- **EXTRACTED INFORMATION**:
------

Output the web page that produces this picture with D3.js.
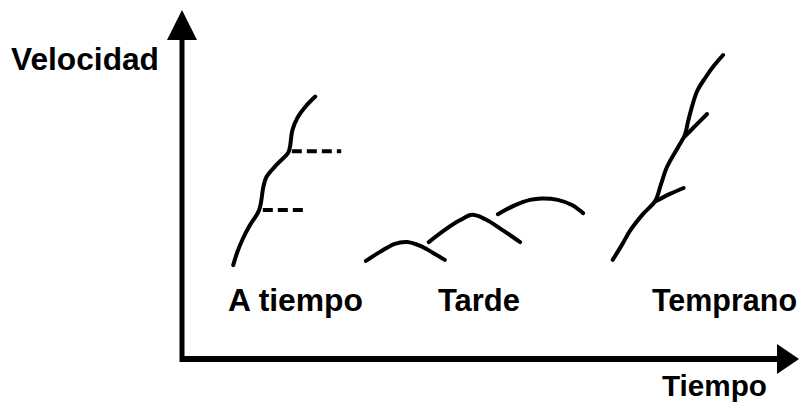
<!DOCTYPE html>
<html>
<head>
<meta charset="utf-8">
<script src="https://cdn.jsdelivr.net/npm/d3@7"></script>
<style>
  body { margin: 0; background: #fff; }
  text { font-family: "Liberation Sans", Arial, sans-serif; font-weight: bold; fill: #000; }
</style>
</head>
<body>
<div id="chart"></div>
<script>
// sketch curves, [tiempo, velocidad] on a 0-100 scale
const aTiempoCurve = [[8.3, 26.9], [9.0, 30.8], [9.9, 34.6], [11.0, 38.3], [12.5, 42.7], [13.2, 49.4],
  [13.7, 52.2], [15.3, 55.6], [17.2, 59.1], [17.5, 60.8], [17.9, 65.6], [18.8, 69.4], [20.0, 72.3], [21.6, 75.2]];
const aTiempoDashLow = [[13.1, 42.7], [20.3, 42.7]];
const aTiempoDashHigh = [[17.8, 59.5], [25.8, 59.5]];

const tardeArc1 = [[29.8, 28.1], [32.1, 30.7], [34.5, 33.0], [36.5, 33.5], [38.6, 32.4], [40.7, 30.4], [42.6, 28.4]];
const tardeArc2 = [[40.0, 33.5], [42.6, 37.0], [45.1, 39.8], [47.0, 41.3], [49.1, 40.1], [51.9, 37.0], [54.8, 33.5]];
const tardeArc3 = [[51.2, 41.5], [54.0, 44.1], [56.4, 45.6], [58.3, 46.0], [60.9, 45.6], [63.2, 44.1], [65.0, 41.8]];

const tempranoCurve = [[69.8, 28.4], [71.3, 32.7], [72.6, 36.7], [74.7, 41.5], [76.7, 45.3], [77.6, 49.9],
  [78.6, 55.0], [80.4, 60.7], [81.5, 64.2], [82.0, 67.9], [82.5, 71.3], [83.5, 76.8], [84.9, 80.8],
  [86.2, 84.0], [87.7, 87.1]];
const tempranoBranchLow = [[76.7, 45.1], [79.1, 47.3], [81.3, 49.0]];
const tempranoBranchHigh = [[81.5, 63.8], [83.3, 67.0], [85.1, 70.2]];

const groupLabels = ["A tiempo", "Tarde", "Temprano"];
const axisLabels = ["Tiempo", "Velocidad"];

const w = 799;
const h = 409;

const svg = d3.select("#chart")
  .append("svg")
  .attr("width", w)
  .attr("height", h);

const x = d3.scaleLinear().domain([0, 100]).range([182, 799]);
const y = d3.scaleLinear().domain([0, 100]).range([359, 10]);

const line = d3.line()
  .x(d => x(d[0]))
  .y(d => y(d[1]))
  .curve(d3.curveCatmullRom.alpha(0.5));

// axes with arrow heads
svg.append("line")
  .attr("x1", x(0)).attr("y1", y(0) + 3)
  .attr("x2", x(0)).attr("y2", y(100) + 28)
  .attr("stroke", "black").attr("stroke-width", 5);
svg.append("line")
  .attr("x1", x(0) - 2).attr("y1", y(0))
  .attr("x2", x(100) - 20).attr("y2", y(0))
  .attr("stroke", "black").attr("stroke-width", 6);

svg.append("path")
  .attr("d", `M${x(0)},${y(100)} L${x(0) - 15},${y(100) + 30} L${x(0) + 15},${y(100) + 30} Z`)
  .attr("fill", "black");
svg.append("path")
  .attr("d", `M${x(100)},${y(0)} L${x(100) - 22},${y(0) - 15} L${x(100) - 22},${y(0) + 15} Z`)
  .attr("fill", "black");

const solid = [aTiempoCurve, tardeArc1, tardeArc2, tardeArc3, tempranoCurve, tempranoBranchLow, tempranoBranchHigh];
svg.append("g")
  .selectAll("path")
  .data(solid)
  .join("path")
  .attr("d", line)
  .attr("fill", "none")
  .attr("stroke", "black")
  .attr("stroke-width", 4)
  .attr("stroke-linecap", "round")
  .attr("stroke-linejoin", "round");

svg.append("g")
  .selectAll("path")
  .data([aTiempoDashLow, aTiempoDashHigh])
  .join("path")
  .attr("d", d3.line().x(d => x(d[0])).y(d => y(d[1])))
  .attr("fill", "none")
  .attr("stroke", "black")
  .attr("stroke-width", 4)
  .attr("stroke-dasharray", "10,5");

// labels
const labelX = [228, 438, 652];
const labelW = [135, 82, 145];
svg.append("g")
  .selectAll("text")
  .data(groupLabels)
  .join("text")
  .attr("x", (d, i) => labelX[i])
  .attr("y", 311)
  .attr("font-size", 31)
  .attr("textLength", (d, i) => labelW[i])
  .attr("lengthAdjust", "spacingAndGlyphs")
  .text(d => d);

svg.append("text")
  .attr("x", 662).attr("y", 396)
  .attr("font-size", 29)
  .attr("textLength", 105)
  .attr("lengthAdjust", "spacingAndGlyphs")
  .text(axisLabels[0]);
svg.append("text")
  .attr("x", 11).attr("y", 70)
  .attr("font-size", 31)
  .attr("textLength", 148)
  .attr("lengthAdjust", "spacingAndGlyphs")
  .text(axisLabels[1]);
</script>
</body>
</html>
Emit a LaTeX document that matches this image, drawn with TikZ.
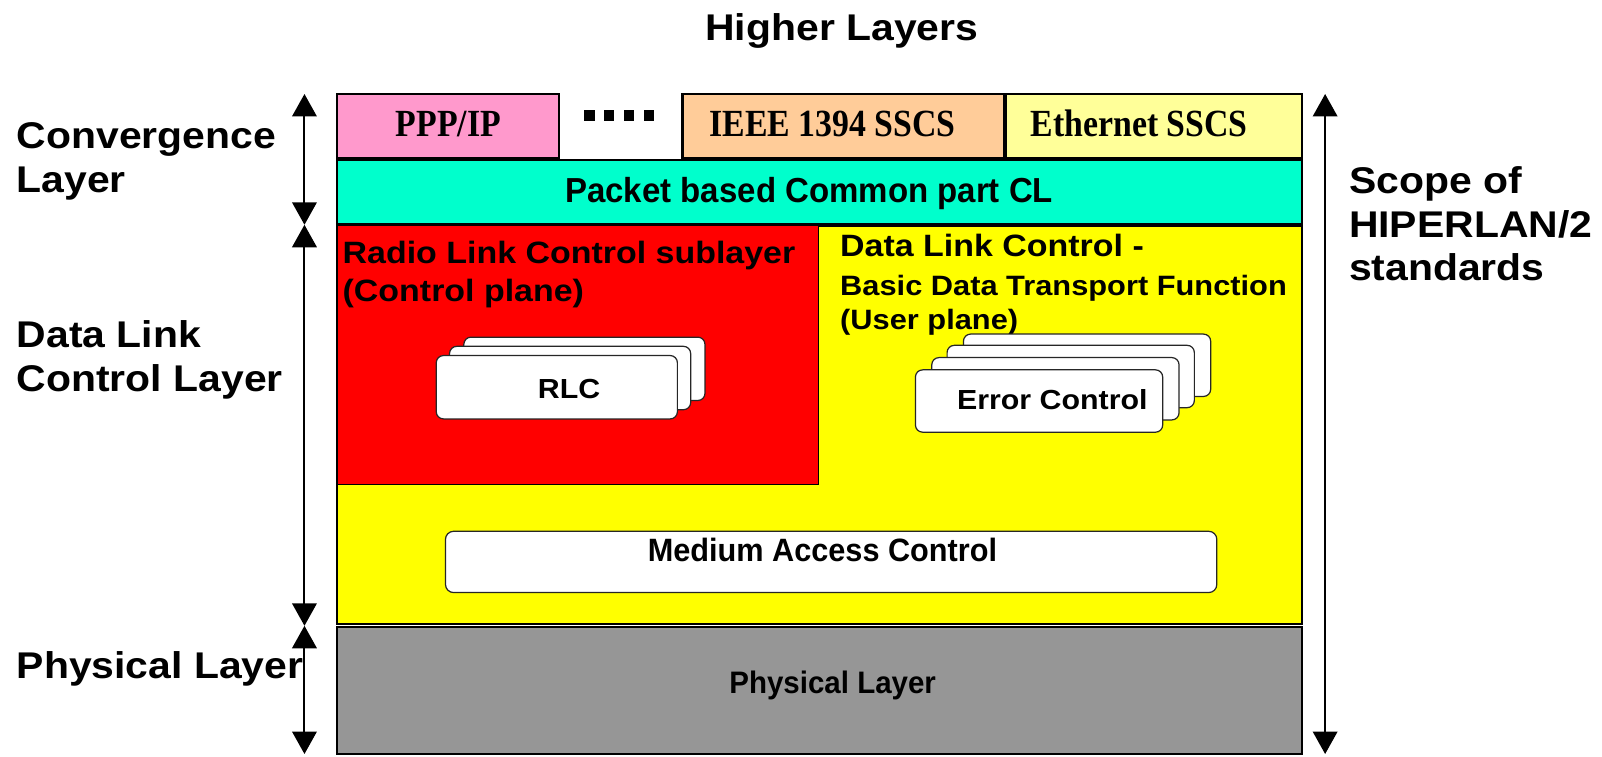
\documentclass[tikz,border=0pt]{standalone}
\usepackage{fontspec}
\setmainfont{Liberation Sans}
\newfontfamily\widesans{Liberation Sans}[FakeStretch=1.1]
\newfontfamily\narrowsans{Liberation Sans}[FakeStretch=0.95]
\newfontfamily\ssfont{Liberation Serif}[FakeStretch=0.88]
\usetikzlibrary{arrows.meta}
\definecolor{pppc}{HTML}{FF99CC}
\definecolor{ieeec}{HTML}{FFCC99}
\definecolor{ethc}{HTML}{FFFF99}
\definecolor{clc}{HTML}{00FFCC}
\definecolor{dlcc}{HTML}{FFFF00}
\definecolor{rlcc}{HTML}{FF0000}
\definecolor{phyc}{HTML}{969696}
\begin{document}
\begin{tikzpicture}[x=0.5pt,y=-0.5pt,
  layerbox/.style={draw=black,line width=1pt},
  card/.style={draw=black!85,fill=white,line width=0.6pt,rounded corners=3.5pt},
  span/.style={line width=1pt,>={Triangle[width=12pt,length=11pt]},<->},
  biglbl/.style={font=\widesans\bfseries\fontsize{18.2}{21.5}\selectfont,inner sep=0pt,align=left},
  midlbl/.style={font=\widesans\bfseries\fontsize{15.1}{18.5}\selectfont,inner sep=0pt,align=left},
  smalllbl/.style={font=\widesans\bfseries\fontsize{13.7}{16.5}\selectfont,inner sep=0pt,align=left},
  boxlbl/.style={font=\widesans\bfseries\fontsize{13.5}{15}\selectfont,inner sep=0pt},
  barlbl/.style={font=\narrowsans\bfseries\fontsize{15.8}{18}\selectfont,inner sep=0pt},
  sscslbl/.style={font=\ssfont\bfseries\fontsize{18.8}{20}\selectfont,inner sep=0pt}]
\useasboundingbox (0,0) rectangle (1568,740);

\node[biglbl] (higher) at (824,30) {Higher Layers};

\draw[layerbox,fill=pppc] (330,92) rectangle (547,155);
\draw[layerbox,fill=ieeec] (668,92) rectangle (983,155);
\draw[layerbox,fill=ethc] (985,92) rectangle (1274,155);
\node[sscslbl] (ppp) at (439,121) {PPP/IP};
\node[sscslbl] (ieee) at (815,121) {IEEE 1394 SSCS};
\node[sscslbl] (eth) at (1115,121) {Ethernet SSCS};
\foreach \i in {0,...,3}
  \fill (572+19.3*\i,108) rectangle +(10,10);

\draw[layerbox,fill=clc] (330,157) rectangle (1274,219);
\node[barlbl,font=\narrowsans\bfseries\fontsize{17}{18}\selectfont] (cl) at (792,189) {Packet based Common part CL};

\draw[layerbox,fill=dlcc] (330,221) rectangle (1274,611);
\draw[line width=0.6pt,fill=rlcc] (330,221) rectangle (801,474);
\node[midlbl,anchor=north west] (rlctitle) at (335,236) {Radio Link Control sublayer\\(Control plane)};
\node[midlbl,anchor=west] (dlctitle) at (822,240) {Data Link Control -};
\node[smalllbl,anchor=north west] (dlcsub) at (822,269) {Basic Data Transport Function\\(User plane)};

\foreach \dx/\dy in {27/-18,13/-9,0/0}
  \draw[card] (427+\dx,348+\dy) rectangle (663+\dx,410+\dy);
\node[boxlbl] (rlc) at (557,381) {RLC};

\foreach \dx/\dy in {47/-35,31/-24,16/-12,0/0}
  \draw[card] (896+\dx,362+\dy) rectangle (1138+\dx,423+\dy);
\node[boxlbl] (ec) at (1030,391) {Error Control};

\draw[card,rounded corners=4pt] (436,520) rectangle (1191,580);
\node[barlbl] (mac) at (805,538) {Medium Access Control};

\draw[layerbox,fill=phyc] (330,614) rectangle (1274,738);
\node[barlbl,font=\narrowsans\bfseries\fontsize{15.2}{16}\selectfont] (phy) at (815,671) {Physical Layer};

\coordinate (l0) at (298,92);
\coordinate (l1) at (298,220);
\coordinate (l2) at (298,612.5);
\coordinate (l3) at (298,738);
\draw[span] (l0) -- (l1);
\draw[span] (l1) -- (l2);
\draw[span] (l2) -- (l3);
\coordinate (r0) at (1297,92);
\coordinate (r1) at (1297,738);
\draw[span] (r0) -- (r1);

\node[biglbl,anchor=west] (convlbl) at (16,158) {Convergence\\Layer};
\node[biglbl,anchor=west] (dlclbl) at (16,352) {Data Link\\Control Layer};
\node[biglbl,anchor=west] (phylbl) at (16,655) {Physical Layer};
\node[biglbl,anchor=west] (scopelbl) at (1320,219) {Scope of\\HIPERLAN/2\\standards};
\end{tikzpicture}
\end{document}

------

- **DIRECTIVE**: In the records above, locate the lines holding the word "with". Copy each of them.

- **RESPONSE**:
Output the web page that produces this picture with D3.js.
// axes with arrow heads
Emit a LaTeX document that matches this image, drawn with TikZ.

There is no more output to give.